SMA Product Glut Leads to Fee Compression

The stranglehold on the distribution of separately managed accounts by a handful of wirehouses has again driven down fees paid to equity investment providers. Recently, Wells Fargo reportedly cut its SMA equity management fees to 36 basis points from 38 basis points, and experts believe that other national distributors are likely to follow suit.

Many asset managers have the size and liquidity to survive the downturn in fees, but experts worry that investment providers with limited portfolio capacities -- such as small-cap, mid-cap and international strategies -- could turn their backs on the SMA business and invest their limited resources in higher-profit investment vehicles. Mutual funds, institutional accounts and SMAs that invest in larger cap equities are three types of investment vehicles with higher profit margins.

Mike Bares, a spokesman for Wells Fargo, declined to comment, but experts note that the SMA industry is flooded with large-cap strategies, which are the most liquid, and in the shortest supply of small- and mid-cap and international portfolios. The latter three investment styles run the risk of illiquidity and extreme sensitivity to capacity constraint.

"If you have the opportunity to pursue the mutual fund business, which offers management fees between 75 and 100 basis points, versus the SMA business, which pays half of that, it's not a stretch to understand why firms are looking to other outlets," said Jack Rabun, a senior analyst at Cerulli Associates of Boston.

And with the separately managed account industry flush with options in the full range of investment style categories, distribution companies have little incentive to raise management fees. Investment providers have also put up limited resistance to the free fall in management fees that began in 2000 due to growing scrutiny from the media and securities regulators looking into mutual fund expenses, according to one fund company executive who requested to remain anonymous.

Although the total number of SMA strategies offered to financial representatives is steadily rising, some experts suspect that the growth is mainly tied to the number of asset management firms that can withstand the climate of withering fees. Asset managers that have made the investment to enter the SMA industry are simply expanding their number of offerings to appeal to sponsors, and in their effort to hold onto this business, do not seem to mind the downward pressure on fees.

But this glut in the market is not the right kind of glut. While private client groups looking for exclusive arrangements with boutique asset managers are causing the number of SMA offerings to continue to expand, they do not want these offerings to come from existing players, some of which are already household names. However, it's only the existing players that have the resources to bring product to market.

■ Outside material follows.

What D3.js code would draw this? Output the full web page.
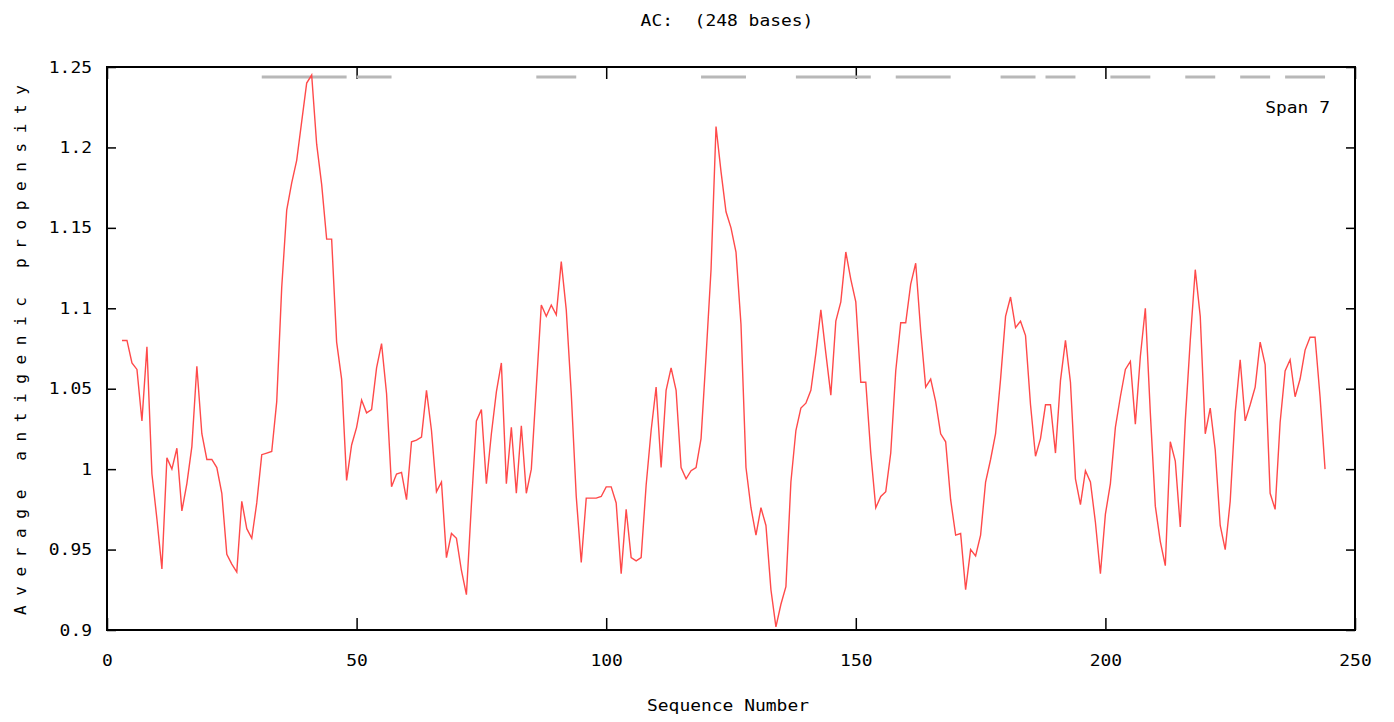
<!DOCTYPE html>
<html>
<head>
<meta charset="utf-8">
<script src="https://cdn.jsdelivr.net/npm/d3@7"></script>
<style>
  body { margin: 0; background: #fff; }
  svg { display: block; }
  text { font-family: 'DejaVu Sans Mono', 'Liberation Mono', monospace; fill: #000; white-space: pre; }
</style>
</head>
<body>
<svg id="chart"></svg>
<script>
// antigenic propensity, span 7, first window centred on residue 3
const firstPos = 3;
const propensity = [
  1.080, 1.080, 1.066, 1.062, 1.030, 1.076, 0.997, 0.969, 0.938, 1.007,
  1.000, 1.013, 0.974, 0.991, 1.014, 1.064, 1.022, 1.006, 1.006, 1.001,
  0.985, 0.947, 0.941, 0.936, 0.980, 0.963, 0.957, 0.979, 1.009, 1.010,
  1.011, 1.042, 1.113, 1.161, 1.178, 1.192, 1.216, 1.240, 1.245, 1.202,
  1.177, 1.143, 1.143, 1.079, 1.056, 0.993, 1.015, 1.026, 1.043, 1.035,
  1.037, 1.063, 1.078, 1.047, 0.989, 0.997, 0.998, 0.981, 1.017, 1.018,
  1.020, 1.049, 1.024, 0.986, 0.992, 0.945, 0.960, 0.957, 0.937, 0.922,
  0.978, 1.030, 1.037, 0.991, 1.022, 1.048, 1.066, 0.991, 1.026, 0.985,
  1.027, 0.985, 1.000, 1.051, 1.102, 1.095, 1.102, 1.096, 1.129, 1.099,
  1.047, 0.983, 0.942, 0.982, 0.982, 0.982, 0.983, 0.989, 0.989, 0.979,
  0.935, 0.975, 0.945, 0.943, 0.945, 0.990, 1.024, 1.051, 1.001, 1.049,
  1.063, 1.049, 1.001, 0.994, 0.999, 1.001, 1.019, 1.070, 1.124, 1.213,
  1.185, 1.160, 1.150, 1.135, 1.090, 1.001, 0.976, 0.959, 0.976, 0.965,
  0.925, 0.902, 0.916, 0.927, 0.992, 1.024, 1.038, 1.041, 1.049, 1.072,
  1.099, 1.072, 1.046, 1.092, 1.104, 1.135, 1.118, 1.104, 1.054, 1.054,
  1.010, 0.976, 0.983, 0.986, 1.010, 1.061, 1.091, 1.091, 1.115, 1.128,
  1.086, 1.051, 1.056, 1.042, 1.022, 1.017, 0.981, 0.959, 0.960, 0.925,
  0.950, 0.946, 0.959, 0.992, 1.006, 1.022, 1.056, 1.095, 1.107, 1.088,
  1.092, 1.083, 1.040, 1.008, 1.019, 1.040, 1.040, 1.010, 1.055, 1.080,
  1.054, 0.994, 0.978, 0.999, 0.992, 0.967, 0.935, 0.972, 0.991, 1.026,
  1.045, 1.062, 1.067, 1.028, 1.070, 1.100, 1.035, 0.977, 0.955, 0.940,
  1.017, 1.005, 0.964, 1.030, 1.080, 1.124, 1.095, 1.022, 1.038, 1.012,
  0.965, 0.950, 0.980, 1.035, 1.068, 1.030, 1.040, 1.051, 1.079, 1.065,
  0.985, 0.975, 1.029, 1.061, 1.068, 1.045, 1.056, 1.074, 1.082, 1.082,
  1.045, 1.000
];

// predicted antigenic regions [start, end]
const regionStart = [31, 50, 86, 119, 138, 158, 179, 188, 201, 216, 227, 236];
const regionEnd = [48, 57, 94, 128, 153, 169, 186, 194, 209, 222, 233, 244];

const xTicks = [0, 50, 100, 150, 200, 250];
const yTicks = [0.9, 0.95, 1, 1.05, 1.1, 1.15, 1.2, 1.25];

const title = 'AC:  (248 bases)';
const xTitle = 'Sequence Number';
const yTitle = 'Average antigenic propensity';
const spanLabel = 'Span 7';

const width = 1394;
const height = 722;
const margin = { top: 67, right: 39, bottom: 92, left: 107 };
const innerW = width - margin.left - margin.right;
const innerH = height - margin.top - margin.bottom;
const charW = 10.8; // the original bitmap font is wide

const data = propensity.map((v, i) => ({ pos: i + firstPos, val: v }));

const xScale = d3.scaleLinear().domain([0, 250]).range([0, innerW]);
const yScale = d3.scaleLinear().domain([0.9, 1.25]).range([innerH, 0]);

const svg = d3
  .select('#chart')
  .attr('width', width)
  .attr('height', height);

const g = svg
  .append('g')
  .attr('transform', `translate(${margin.left}, ${margin.top})`);

const wide = sel =>
  sel
    .attr('font-size', 16)
    .attr('textLength', function() { return this.textContent.length * charW; })
    .attr('lengthAdjust', 'spacingAndGlyphs');

// inward ticks on all four sides
const tickStyle = sel => {
  sel.select('.domain').remove();
  sel.selectAll('line').attr('stroke', '#000').attr('stroke-width', 1.5);
};

g.append('g')
  .attr('transform', `translate(0, ${innerH})`)
  .call(d3.axisBottom(xScale).tickValues(xTicks).tickSize(-12).tickFormat(d3.format('d')).tickPadding(25))
  .call(tickStyle)
  .call(s => s.selectAll('text').call(wide).attr('dy', '0.71em'));

g.append('g')
  .call(d3.axisTop(xScale).tickValues(xTicks).tickSize(-12).tickFormat(''))
  .call(tickStyle);

g.append('g')
  .call(d3.axisLeft(yScale).tickValues(yTicks).tickSize(-9).tickFormat(d => String(+d.toFixed(2))).tickPadding(15))
  .call(tickStyle)
  .call(s => s.selectAll('text').call(wide));

g.append('g')
  .attr('transform', `translate(${innerW}, 0)`)
  .call(d3.axisRight(yScale).tickValues(yTicks).tickSize(-9).tickFormat(''))
  .call(tickStyle);

// frame
g.append('rect')
  .attr('width', innerW)
  .attr('height', innerH)
  .attr('fill', 'none')
  .attr('stroke', '#000')
  .attr('stroke-width', 2);

// antigenic region bars along the top
g.append('g')
  .selectAll('line')
  .data(regionStart)
  .join('line')
  .attr('x1', d => xScale(d))
  .attr('x2', (d, i) => xScale(regionEnd[i]))
  .attr('y1', 10)
  .attr('y2', 10)
  .attr('stroke', '#b8b8b8')
  .attr('stroke-width', 3);

const lineFunc = d3
  .line()
  .x(d => xScale(d.pos))
  .y(d => yScale(d.val));

g.append('path')
  .attr('fill', 'none')
  .attr('stroke', '#ff4a4a')
  .attr('stroke-width', 1.4)
  .attr('d', lineFunc(data));

g.append('text')
  .attr('x', innerW - 25)
  .attr('y', 46)
  .attr('text-anchor', 'end')
  .text(spanLabel)
  .call(wide);

svg.append('text')
  .attr('x', 727)
  .attr('y', 26)
  .attr('text-anchor', 'middle')
  .attr('xml:space', 'preserve')
  .text(title)
  .call(wide);

svg.append('text')
  .attr('x', 728)
  .attr('y', 711)
  .attr('text-anchor', 'middle')
  .text(xTitle)
  .call(wide);

svg.append('text')
  .attr('transform', 'translate(26, 350) rotate(-90)')
  .attr('text-anchor', 'middle')
  .attr('font-size', 16)
  .attr('textLength', 530)
  .attr('lengthAdjust', 'spacing')
  .text(yTitle);
</script>
</body>
</html>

Mark Elzweig, president of Mark Elzweig Co. a New York-based search firm specializing in the SMA industry, said financial intermediaries within elite private client groups are constantly looking for new SMA providers, but "most new portfolios come from existing players," who are willing to offer discounted prices, Elzweig said.

Nonetheless, senior management at the big SMA distributors -- most notably Merrill Lynch, Morgan Stanley, UBS and Smith Barney, which control more than 70% of the assets under management in the industry -- is less concerned with offering new portfolio managers than institutionalizing their sales processes.

"Right now, there are more managers than the business can support," said Mike Evans, a senior analyst at Financial Research Corp, Boston. "Today, the client in a separate account is sold on the process instead of the product."

But there is hope that smaller asset managers will have renewed interest in diversifying SMA offerings, and should that happen, it could put money managers in a better position to negotiate fees. While fee compression is arguably stepping up the rate at which smaller asset managers are leaving the SMA business and heading into mutual funds, fees in this area have been dropping, too. And the decline in mutual fund fees might stop some SMA managers from abandoning the business, according to Gordon Forrester, director of marketing at Putnam Investments.

Finally, big asset management firms realize the importance of maintaining a strong presence, or full investment lineups, in both the mutual fund and SMA industries. Their expanded presence may ultimately offset the vacuum created by smaller managers retreating from falling SMA management fees -- and put SMA managers back in the driver's seat, Forrester said.